- [Source excerpt]
--- begin ---

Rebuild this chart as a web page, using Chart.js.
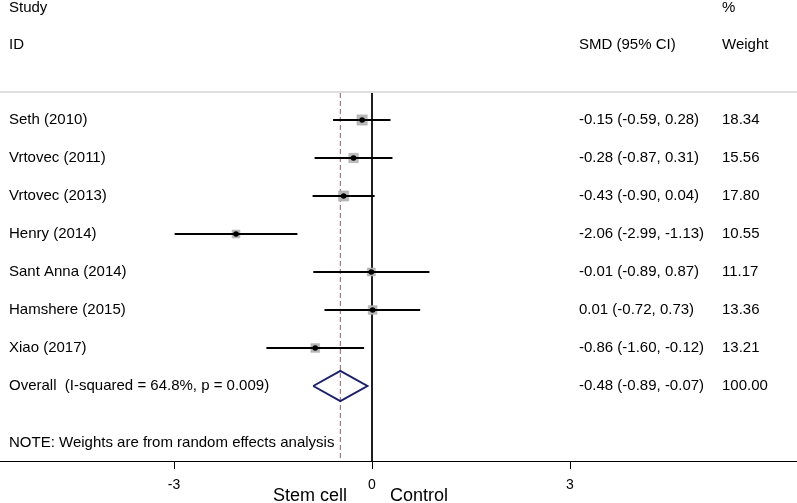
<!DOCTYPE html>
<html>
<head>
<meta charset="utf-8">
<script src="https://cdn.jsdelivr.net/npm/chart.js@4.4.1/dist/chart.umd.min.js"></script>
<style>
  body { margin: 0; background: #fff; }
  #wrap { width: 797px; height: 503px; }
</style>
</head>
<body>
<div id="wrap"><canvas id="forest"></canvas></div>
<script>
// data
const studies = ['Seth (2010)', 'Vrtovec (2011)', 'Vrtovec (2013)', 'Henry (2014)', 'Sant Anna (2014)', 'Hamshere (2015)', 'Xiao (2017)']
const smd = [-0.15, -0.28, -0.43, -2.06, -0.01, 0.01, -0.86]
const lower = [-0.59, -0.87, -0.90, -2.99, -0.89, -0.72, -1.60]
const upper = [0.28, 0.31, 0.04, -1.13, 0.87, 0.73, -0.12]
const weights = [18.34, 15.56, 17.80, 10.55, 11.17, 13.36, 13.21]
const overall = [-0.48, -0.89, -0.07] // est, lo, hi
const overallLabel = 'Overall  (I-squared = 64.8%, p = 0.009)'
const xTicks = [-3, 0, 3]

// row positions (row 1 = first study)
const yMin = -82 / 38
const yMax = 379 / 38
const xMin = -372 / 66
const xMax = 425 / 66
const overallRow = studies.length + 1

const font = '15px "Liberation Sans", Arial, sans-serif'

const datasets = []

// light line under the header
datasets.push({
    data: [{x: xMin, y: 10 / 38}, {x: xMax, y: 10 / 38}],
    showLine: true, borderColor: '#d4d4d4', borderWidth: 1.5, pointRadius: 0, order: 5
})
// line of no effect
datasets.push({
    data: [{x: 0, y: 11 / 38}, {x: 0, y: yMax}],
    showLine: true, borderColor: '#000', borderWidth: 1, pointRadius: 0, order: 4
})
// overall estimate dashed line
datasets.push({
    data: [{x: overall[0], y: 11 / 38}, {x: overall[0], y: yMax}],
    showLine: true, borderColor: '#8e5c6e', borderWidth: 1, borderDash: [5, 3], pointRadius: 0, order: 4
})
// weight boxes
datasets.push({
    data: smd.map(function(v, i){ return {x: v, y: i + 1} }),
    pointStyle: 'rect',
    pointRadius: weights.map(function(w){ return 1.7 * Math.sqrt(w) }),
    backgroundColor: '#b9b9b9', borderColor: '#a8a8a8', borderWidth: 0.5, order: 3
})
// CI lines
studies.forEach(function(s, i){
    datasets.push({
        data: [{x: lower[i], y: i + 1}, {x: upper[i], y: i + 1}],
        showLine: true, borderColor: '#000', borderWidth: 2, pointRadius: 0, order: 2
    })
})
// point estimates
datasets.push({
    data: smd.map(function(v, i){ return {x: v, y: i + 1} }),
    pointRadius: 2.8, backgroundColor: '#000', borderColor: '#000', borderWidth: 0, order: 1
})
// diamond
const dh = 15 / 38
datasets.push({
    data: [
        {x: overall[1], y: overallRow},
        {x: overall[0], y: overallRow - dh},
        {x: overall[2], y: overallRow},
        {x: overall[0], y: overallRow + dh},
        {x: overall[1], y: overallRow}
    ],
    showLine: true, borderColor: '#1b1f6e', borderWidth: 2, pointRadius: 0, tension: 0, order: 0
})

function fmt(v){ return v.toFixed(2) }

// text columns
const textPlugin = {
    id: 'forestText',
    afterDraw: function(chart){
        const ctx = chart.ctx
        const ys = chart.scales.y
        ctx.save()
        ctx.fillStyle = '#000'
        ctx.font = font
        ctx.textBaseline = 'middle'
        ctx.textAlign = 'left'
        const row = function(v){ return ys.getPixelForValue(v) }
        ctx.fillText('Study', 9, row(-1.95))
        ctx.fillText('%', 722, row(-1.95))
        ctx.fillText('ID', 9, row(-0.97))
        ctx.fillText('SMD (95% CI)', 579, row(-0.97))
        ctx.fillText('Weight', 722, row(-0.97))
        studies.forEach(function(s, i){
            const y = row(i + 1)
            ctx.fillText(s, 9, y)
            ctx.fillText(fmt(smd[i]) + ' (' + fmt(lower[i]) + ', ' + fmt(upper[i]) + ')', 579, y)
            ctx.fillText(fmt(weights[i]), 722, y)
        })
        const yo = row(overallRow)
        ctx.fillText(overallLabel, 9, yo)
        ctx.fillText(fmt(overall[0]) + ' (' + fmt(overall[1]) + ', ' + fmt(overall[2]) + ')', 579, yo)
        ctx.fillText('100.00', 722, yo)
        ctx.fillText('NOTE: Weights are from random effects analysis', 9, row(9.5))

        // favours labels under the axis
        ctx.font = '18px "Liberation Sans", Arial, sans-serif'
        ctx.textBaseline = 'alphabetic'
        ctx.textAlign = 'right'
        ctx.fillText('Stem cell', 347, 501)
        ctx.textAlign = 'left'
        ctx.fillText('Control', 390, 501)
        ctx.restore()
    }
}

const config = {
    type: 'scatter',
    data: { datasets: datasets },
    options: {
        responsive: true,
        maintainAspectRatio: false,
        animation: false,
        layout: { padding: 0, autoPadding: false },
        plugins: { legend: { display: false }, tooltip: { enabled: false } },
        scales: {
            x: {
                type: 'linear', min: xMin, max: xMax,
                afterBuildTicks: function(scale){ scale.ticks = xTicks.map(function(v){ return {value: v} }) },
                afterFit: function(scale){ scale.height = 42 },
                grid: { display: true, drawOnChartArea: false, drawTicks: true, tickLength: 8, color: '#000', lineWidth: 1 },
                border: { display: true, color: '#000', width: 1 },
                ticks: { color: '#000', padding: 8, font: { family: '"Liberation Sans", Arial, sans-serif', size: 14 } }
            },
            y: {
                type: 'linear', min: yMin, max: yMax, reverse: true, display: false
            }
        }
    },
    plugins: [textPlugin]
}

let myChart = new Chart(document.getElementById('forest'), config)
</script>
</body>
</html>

--- end ---

Reproduce the whole listing above word for word, but not its pictures.

Rebuild this chart as a web page, using Chart.js.
<!DOCTYPE html>
<html>
<head>
<meta charset="utf-8">
<script src="https://cdn.jsdelivr.net/npm/chart.js@4.4.1/dist/chart.umd.min.js"></script>
<style>
  body { margin: 0; background: #fff; }
  #wrap { width: 797px; height: 503px; }
</style>
</head>
<body>
<div id="wrap"><canvas id="forest"></canvas></div>
<script>
// data
const studies = ['Seth (2010)', 'Vrtovec (2011)', 'Vrtovec (2013)', 'Henry (2014)', 'Sant Anna (2014)', 'Hamshere (2015)', 'Xiao (2017)']
const smd = [-0.15, -0.28, -0.43, -2.06, -0.01, 0.01, -0.86]
const lower = [-0.59, -0.87, -0.90, -2.99, -0.89, -0.72, -1.60]
const upper = [0.28, 0.31, 0.04, -1.13, 0.87, 0.73, -0.12]
const weights = [18.34, 15.56, 17.80, 10.55, 11.17, 13.36, 13.21]
const overall = [-0.48, -0.89, -0.07] // est, lo, hi
const overallLabel = 'Overall  (I-squared = 64.8%, p = 0.009)'
const xTicks = [-3, 0, 3]

// row positions (row 1 = first study)
const yMin = -82 / 38
const yMax = 379 / 38
const xMin = -372 / 66
const xMax = 425 / 66
const overallRow = studies.length + 1

const font = '15px "Liberation Sans", Arial, sans-serif'

const datasets = []

// light line under the header
datasets.push({
    data: [{x: xMin, y: 10 / 38}, {x: xMax, y: 10 / 38}],
    showLine: true, borderColor: '#d4d4d4', borderWidth: 1.5, pointRadius: 0, order: 5
})
// line of no effect
datasets.push({
    data: [{x: 0, y: 11 / 38}, {x: 0, y: yMax}],
    showLine: true, borderColor: '#000', borderWidth: 1, pointRadius: 0, order: 4
})
// overall estimate dashed line
datasets.push({
    data: [{x: overall[0], y: 11 / 38}, {x: overall[0], y: yMax}],
    showLine: true, borderColor: '#8e5c6e', borderWidth: 1, borderDash: [5, 3], pointRadius: 0, order: 4
})
// weight boxes
datasets.push({
    data: smd.map(function(v, i){ return {x: v, y: i + 1} }),
    pointStyle: 'rect',
    pointRadius: weights.map(function(w){ return 1.7 * Math.sqrt(w) }),
    backgroundColor: '#b9b9b9', borderColor: '#a8a8a8', borderWidth: 0.5, order: 3
})
// CI lines
studies.forEach(function(s, i){
    datasets.push({
        data: [{x: lower[i], y: i + 1}, {x: upper[i], y: i + 1}],
        showLine: true, borderColor: '#000', borderWidth: 2, pointRadius: 0, order: 2
    })
})
// point estimates
datasets.push({
    data: smd.map(function(v, i){ return {x: v, y: i + 1} }),
    pointRadius: 2.8, backgroundColor: '#000', borderColor: '#000', borderWidth: 0, order: 1
})
// diamond
const dh = 15 / 38
datasets.push({
    data: [
        {x: overall[1], y: overallRow},
        {x: overall[0], y: overallRow - dh},
        {x: overall[2], y: overallRow},
        {x: overall[0], y: overallRow + dh},
        {x: overall[1], y: overallRow}
    ],
    showLine: true, borderColor: '#1b1f6e', borderWidth: 2, pointRadius: 0, tension: 0, order: 0
})

function fmt(v){ return v.toFixed(2) }

// text columns
const textPlugin = {
    id: 'forestText',
    afterDraw: function(chart){
        const ctx = chart.ctx
        const ys = chart.scales.y
        ctx.save()
        ctx.fillStyle = '#000'
        ctx.font = font
        ctx.textBaseline = 'middle'
        ctx.textAlign = 'left'
        const row = function(v){ return ys.getPixelForValue(v) }
        ctx.fillText('Study', 9, row(-1.95))
        ctx.fillText('%', 722, row(-1.95))
        ctx.fillText('ID', 9, row(-0.97))
        ctx.fillText('SMD (95% CI)', 579, row(-0.97))
        ctx.fillText('Weight', 722, row(-0.97))
        studies.forEach(function(s, i){
            const y = row(i + 1)
            ctx.fillText(s, 9, y)
            ctx.fillText(fmt(smd[i]) + ' (' + fmt(lower[i]) + ', ' + fmt(upper[i]) + ')', 579, y)
            ctx.fillText(fmt(weights[i]), 722, y)
        })
        const yo = row(overallRow)
        ctx.fillText(overallLabel, 9, yo)
        ctx.fillText(fmt(overall[0]) + ' (' + fmt(overall[1]) + ', ' + fmt(overall[2]) + ')', 579, yo)
        ctx.fillText('100.00', 722, yo)
        ctx.fillText('NOTE: Weights are from random effects analysis', 9, row(9.5))

        // favours labels under the axis
        ctx.font = '18px "Liberation Sans", Arial, sans-serif'
        ctx.textBaseline = 'alphabetic'
        ctx.textAlign = 'right'
        ctx.fillText('Stem cell', 347, 501)
        ctx.textAlign = 'left'
        ctx.fillText('Control', 390, 501)
        ctx.restore()
    }
}

const config = {
    type: 'scatter',
    data: { datasets: datasets },
    options: {
        responsive: true,
        maintainAspectRatio: false,
        animation: false,
        layout: { padding: 0, autoPadding: false },
        plugins: { legend: { display: false }, tooltip: { enabled: false } },
        scales: {
            x: {
                type: 'linear', min: xMin, max: xMax,
                afterBuildTicks: function(scale){ scale.ticks = xTicks.map(function(v){ return {value: v} }) },
                afterFit: function(scale){ scale.height = 42 },
                grid: { display: true, drawOnChartArea: false, drawTicks: true, tickLength: 8, color: '#000', lineWidth: 1 },
                border: { display: true, color: '#000', width: 1 },
                ticks: { color: '#000', padding: 8, font: { family: '"Liberation Sans", Arial, sans-serif', size: 14 } }
            },
            y: {
                type: 'linear', min: yMin, max: yMax, reverse: true, display: false
            }
        }
    },
    plugins: [textPlugin]
}

let myChart = new Chart(document.getElementById('forest'), config)
</script>
</body>
</html>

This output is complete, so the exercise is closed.